■ GIVEN TASK
Exclude the pictures and return every line exactly as written.

■ SUPPLIED MATERIAL

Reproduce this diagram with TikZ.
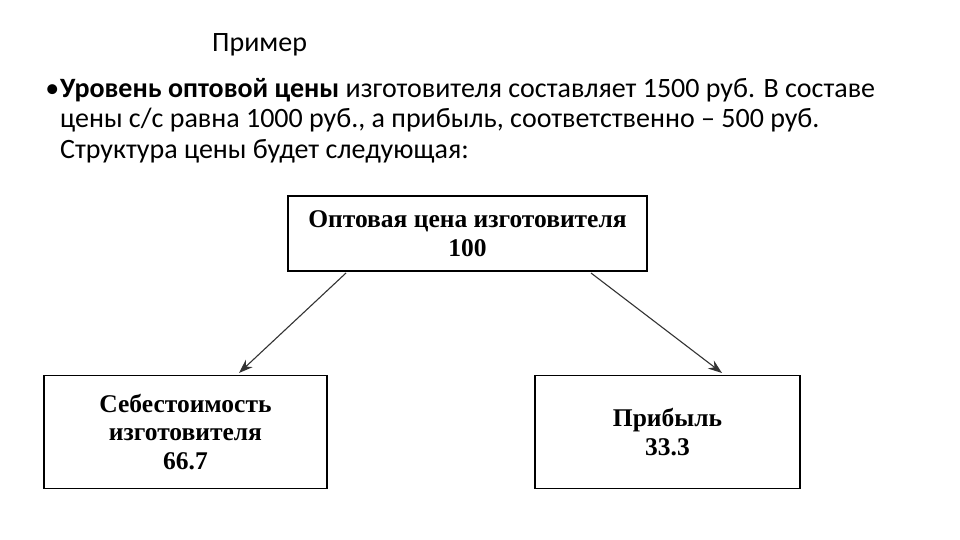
\documentclass[tikz,border=0pt]{standalone}
\usepackage{fontspec}
\setmainfont{Carlito}
\newfontfamily\boxfont{Liberation Serif}
\usetikzlibrary{arrows.meta}
\begin{document}
\begin{tikzpicture}[x=1pt,y=-1pt,
  boxst/.style={draw=black,line width=1.8pt,fill=white,inner sep=0pt,align=center,
     font=\boxfont\bfseries\fontsize{25.5}{28.5}\selectfont},
  arr/.style={draw=black!80,line width=1.1pt,-{Stealth[length=14pt,width=10pt]}},
  txt/.style={inner sep=0pt,anchor=base west}]
\useasboundingbox (0,0) rectangle (960,540);
\fill[white] (0,0) rectangle (960,540);
\node[txt,font=\fontsize{28}{30}\selectfont] (title) at (212,52) {Пример};
\node[txt,align=left,anchor=north west,font=\fontsize{28}{30.5}\selectfont] (body) at (60,78)
 {\makebox[0pt][r]{•\hspace{1pt}}\textbf{Уровень оптовой цены} изготовителя составляет 1500 руб. В составе\\
 цены с/с равна 1000 руб., а прибыль, соответственно – 500 руб.\\
 Структура цены будет следующая:};
\node[boxst,minimum width=359pt,minimum height=75pt] (top) at (467.5,233.5)
 {Оптовая цена изготовителя\\100};
\node[boxst,minimum width=283pt,minimum height=113pt] (left) at (185.5,432)
 {Себестоимость\\изготовителя\\66.7};
\node[boxst,minimum width=265pt,minimum height=113pt] (right) at (667.5,432)
 {Прибыль\\33.3};
\coordinate (ls) at (346,273);
\coordinate (le) at (239,373);
\coordinate (rs) at (591,273);
\coordinate (re) at (722,373);
\draw[arr] (ls) -- (le);
\draw[arr] (rs) -- (re);
\end{tikzpicture}
\end{document}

■ COMPLETE ANSWER
Reproduce this diagram with TikZ.
\documentclass[tikz,border=0pt]{standalone}
\usepackage{fontspec}
\setmainfont{Carlito}
\newfontfamily\boxfont{Liberation Serif}
\usetikzlibrary{arrows.meta}
\begin{document}
\begin{tikzpicture}[x=1pt,y=-1pt,
  boxst/.style={draw=black,line width=1.8pt,fill=white,inner sep=0pt,align=center,
     font=\boxfont\bfseries\fontsize{25.5}{28.5}\selectfont},
  arr/.style={draw=black!80,line width=1.1pt,-{Stealth[length=14pt,width=10pt]}},
  txt/.style={inner sep=0pt,anchor=base west}]
\useasboundingbox (0,0) rectangle (960,540);
\fill[white] (0,0) rectangle (960,540);
\node[txt,font=\fontsize{28}{30}\selectfont] (title) at (212,52) {Пример};
\node[txt,align=left,anchor=north west,font=\fontsize{28}{30.5}\selectfont] (body) at (60,78)
 {\makebox[0pt][r]{•\hspace{1pt}}\textbf{Уровень оптовой цены} изготовителя составляет 1500 руб. В составе\\
 цены с/с равна 1000 руб., а прибыль, соответственно – 500 руб.\\
 Структура цены будет следующая:};
\node[boxst,minimum width=359pt,minimum height=75pt] (top) at (467.5,233.5)
 {Оптовая цена изготовителя\\100};
\node[boxst,minimum width=283pt,minimum height=113pt] (left) at (185.5,432)
 {Себестоимость\\изготовителя\\66.7};
\node[boxst,minimum width=265pt,minimum height=113pt] (right) at (667.5,432)
 {Прибыль\\33.3};
\coordinate (ls) at (346,273);
\coordinate (le) at (239,373);
\coordinate (rs) at (591,273);
\coordinate (re) at (722,373);
\draw[arr] (ls) -- (le);
\draw[arr] (rs) -- (re);
\end{tikzpicture}
\end{document}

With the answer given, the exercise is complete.